Saturday, November 15, 2008
"Human Rights Rhetoric: Controversies, Conundrums, & Community Actions," Department of Communication, University of Pittsburgh, Sept. 30-Oct. 2, 2010.
A Call for Papers for the 22nd biennial Public Address Conference.
Human rights have been asserted, recognized, reaffirmed, and undermined around the globe. Yet what the expression, “human rights,” designates and ought to encompass has been, and will continue to be, the subject of international controversy. At a concrete level, “rights” have a paradoxical quality that renders them contingent on individual, communal, and national commitments and actions.
Rights do not exist outside of their mutual recognition by selves and others, that is, outside of a reconciliation of individual wills in which people freely agree to act according to obligations that they simultaneously expect of others. Once constituted in recognition, human rights may come to compete with other rights that make similar claims to universal status. To take a simple example, as numerous twentieth-century public advocates have argued, the right to freedom of speech may come into conflict with the likewise compelling rights to security of person and equality.

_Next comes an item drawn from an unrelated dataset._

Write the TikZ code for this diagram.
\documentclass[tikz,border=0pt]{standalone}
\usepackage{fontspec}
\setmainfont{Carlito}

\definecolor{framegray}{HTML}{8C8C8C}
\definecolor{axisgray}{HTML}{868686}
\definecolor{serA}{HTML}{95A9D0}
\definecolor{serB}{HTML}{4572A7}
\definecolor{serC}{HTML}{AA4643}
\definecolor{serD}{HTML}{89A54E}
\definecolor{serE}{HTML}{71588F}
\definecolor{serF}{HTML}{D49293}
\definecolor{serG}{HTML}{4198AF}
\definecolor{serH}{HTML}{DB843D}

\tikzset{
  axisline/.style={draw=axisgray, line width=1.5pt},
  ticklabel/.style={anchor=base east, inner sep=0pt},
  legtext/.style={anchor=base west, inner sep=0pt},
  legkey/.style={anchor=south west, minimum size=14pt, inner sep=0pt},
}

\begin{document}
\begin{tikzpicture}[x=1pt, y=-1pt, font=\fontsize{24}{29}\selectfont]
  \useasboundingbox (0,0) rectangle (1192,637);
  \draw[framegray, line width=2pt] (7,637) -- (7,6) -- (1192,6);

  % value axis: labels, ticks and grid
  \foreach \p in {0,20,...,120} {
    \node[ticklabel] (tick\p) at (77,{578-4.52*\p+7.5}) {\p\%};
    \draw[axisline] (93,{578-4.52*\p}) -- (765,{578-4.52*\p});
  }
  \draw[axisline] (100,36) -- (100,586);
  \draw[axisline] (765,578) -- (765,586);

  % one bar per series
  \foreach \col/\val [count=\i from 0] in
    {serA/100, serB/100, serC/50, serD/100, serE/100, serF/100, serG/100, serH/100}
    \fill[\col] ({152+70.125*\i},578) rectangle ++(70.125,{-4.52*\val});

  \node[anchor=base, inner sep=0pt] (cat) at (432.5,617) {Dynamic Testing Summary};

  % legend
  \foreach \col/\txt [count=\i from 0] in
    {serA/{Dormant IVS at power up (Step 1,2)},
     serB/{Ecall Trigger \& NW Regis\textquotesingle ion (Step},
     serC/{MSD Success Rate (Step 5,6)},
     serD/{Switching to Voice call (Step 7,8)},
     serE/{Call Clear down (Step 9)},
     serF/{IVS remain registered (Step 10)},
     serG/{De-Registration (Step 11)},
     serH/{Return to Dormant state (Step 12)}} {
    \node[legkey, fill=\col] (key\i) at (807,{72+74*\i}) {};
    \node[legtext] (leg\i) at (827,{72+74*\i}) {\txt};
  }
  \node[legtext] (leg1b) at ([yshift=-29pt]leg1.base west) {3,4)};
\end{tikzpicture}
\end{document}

There are other reasons why human rights may be the subject of controversy. The security of any particular right requires sufficient resources for securing its enforcement and actualization. The finitude of resources and the (potential) lack of consensus on how to distribute them means that disputes about which rights are “more important” are sure to erupt. Moreover, material conditions and power arrangements can provide substantial restraints on the rhetorical situations in which rights are asserted. Another reason why human rights engender controversy has to do with the term’s wide scope: in some situations, a narrower focus may be more appropriate. On the scale of a sovereign nation governed by law, for example, we may speak of civil or constitutional rights. A focus on health and safety may warrant advocacy under the rubric of environmental rights, whereas an interest in economic and social welfare may require such rubrics as social, economic, or cultural rights. We may also note the way in which systematic violations of the rights of members of a particular identifiable group may occasion the establishment of rights formally tied to group identity—e.g, ethnic, cultural, or national identity. Finally, we could note the increasing imbrications of the human, non-human, and artificial parts, which raise the question of whether human rights, itself, as a concept, may reach its limit in the face of certain medical technological developments and practices.

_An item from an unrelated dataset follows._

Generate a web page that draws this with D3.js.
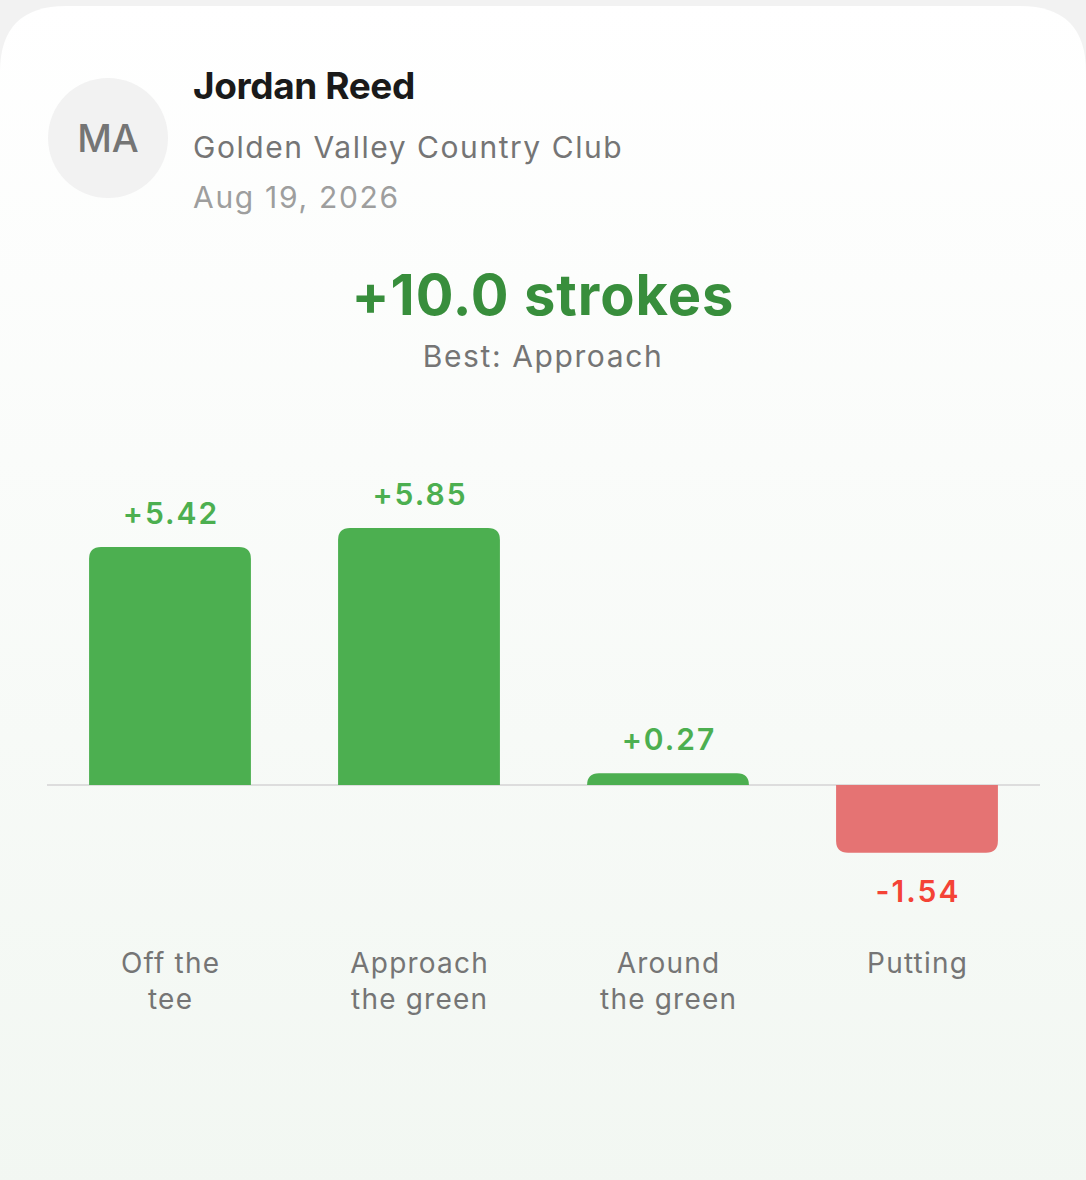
<!DOCTYPE html>
<html><head><meta charset="utf-8">
<script src="https://cdn.jsdelivr.net/npm/d3@7"></script>
<style>
html,body{margin:0;padding:0;background:#f2f2f2;}
svg{display:block;}
</style></head>
<body>
<script>
const categories = ["Off the tee", "Approach the green", "Around the green", "Putting"];
const categoryLines = [["Off the", "tee"], ["Approach", "the green"], ["Around", "the green"], ["Putting"]];
const values = [5.42, 5.85, 0.27, -1.54];
const valueLabels = ["+5.42", "+5.85", "+0.27", "-1.54"];
const playerName = "Jordan Reed";
const initials = "MA";
const course = "Golden Valley Country Club";
const dateText = "Aug 19, 2026";
const totalText = "+10.0 strokes";
const bestText = "Best: Approach";

(function(){
const W = 1086, H = 1180;
const FONT = "Inter, 'Noto Sans', sans-serif";
const svg = d3.select("body").append("svg").attr("width", W).attr("height", H);

const defs = svg.append("defs");
const grad = defs.append("linearGradient").attr("id","cardGrad").attr("x1",0).attr("y1",0).attr("x2",0).attr("y2",1);
grad.append("stop").attr("offset","0%").attr("stop-color","#ffffff");
grad.append("stop").attr("offset","100%").attr("stop-color","#f2f7f2");

// card with rounded top corners
const r = 66, cardTop = 6;
svg.append("path")
  .attr("d", `M0,${cardTop+r} Q0,${cardTop} ${r},${cardTop} L${W-r},${cardTop} Q${W},${cardTop} ${W},${cardTop+r} L${W},${H+10} L0,${H+10} Z`)
  .attr("fill","url(#cardGrad)");

// header
svg.append("circle").attr("cx",108).attr("cy",138).attr("r",60).attr("fill","#f2f2f2");
svg.append("text").attr("x",108).attr("y",152).attr("text-anchor","middle")
  .attr("font-family",FONT).attr("font-size",38).attr("font-weight",500).attr("fill","#757575").text(initials);
svg.append("text").attr("x",193).attr("y",99).attr("font-family",FONT).attr("font-size",37)
  .attr("font-weight",700).attr("letter-spacing",-0.4).attr("fill","#1a1a1a").text(playerName);
svg.append("text").attr("x",193).attr("y",158).attr("font-family",FONT).attr("font-size",30)
  .attr("letter-spacing",1.55).attr("fill","#757575").text(course);
svg.append("text").attr("x",193).attr("y",208).attr("font-family",FONT).attr("font-size",30)
  .attr("letter-spacing",1.7).attr("fill","#9e9e9e").text(dateText);

// title
svg.append("text").attr("x",543).attr("y",315).attr("text-anchor","middle").attr("font-family",FONT)
  .attr("font-size",56).attr("font-weight",700).attr("letter-spacing",1).attr("fill","#388e3c").text(totalText);
svg.append("text").attr("x",543).attr("y",367).attr("text-anchor","middle").attr("font-family",FONT)
  .attr("font-size",30).attr("letter-spacing",1.6).attr("fill","#757575").text(bestText);

// scales
const x = d3.scaleBand().domain(categories).range([45.5, 1041.5]).paddingInner(0.35).paddingOuter(0.175);
const y = d3.scaleLinear().domain([0, 5.85]).range([785, 528]);

// zero line
svg.append("line").attr("x1",47).attr("x2",1040).attr("y1",y(0)).attr("y2",y(0))
  .attr("stroke","#dddddd").attr("stroke-width",2);

function barPath(x0, w, yBase, yEnd, rad){
  const h = Math.abs(yEnd - yBase);
  const rr = Math.min(rad, h, w/2);
  if (yEnd < yBase) {
    return `M${x0},${yBase} L${x0},${yEnd+rr} Q${x0},${yEnd} ${x0+rr},${yEnd} L${x0+w-rr},${yEnd} Q${x0+w},${yEnd} ${x0+w},${yEnd+rr} L${x0+w},${yBase} Z`;
  } else {
    return `M${x0},${yBase} L${x0},${yEnd-rr} Q${x0},${yEnd} ${x0+rr},${yEnd} L${x0+w-rr},${yEnd} Q${x0+w},${yEnd} ${x0+w},${yEnd-rr} L${x0+w},${yBase} Z`;
  }
}

const g = svg.append("g");
categories.forEach((c, i) => {
  const v = values[i];
  const pos = v >= 0;
  const cx = x(c) + x.bandwidth()/2;
  g.append("path").attr("d", barPath(x(c), x.bandwidth(), y(0), y(v), 12))
    .attr("fill", pos ? "#4caf50" : "#e57373");
  g.append("text").attr("x", cx + 1)
    .attr("y", pos ? y(v) - 23 : y(v) + 49)
    .attr("text-anchor","middle").attr("font-family",FONT).attr("font-size",30).attr("font-weight",600)
    .attr("letter-spacing",2).attr("fill", pos ? "#4caf50" : "#f44336").text(valueLabels[i]);
  const t = g.append("text").attr("text-anchor","middle").attr("font-family",FONT).attr("font-size",28)
    .attr("letter-spacing",1.2).attr("fill","#757575");
  categoryLines[i].forEach((ln, j) => {
    t.append("tspan").attr("x", cx + 0.6).attr("y", 973 + j*36).text(ln);
  });
});
})();
</script>
</body></html>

The fact that “human rights” is a locus of ongoing controversy is especially evident within the history of public address and rhetoric. We bring specific rights into focus when we talk about them; or more specifically, when we address them before audiences or publics willing to consider, recognize, support, enact, enforce, or undermine and deny them. The theme of the conference invites discussion of how human rights are addressed in political, legal, social, economic, and other contexts. The scope of the discussion will include past, present, and future public address concerning human rights within the United States and internationally, considering both descriptive and critical dimensions. Relevant questions would include how to identify a corpus of human rights rhetoric that should be cultivated, expanded, or revised; what implications the recent online technologies carry for the articulation, defense, or constriction of rights; what changes globalization brings to the discourse of rights; what pressures global economic changes put on workers’ and immigrants’ rights; recent governmental incursions into Constitutionally protected rights in the US; the limits and possibilities of applying one nation’s successful human rights rhetoric to another’s; the place for articulating and defending human rights under the encroaching pressures of corporatization; the questions raised about universality, given differences of race, gender, ethnicity, and more; and what emerging trends should be watched and studied by members of our scholarly community.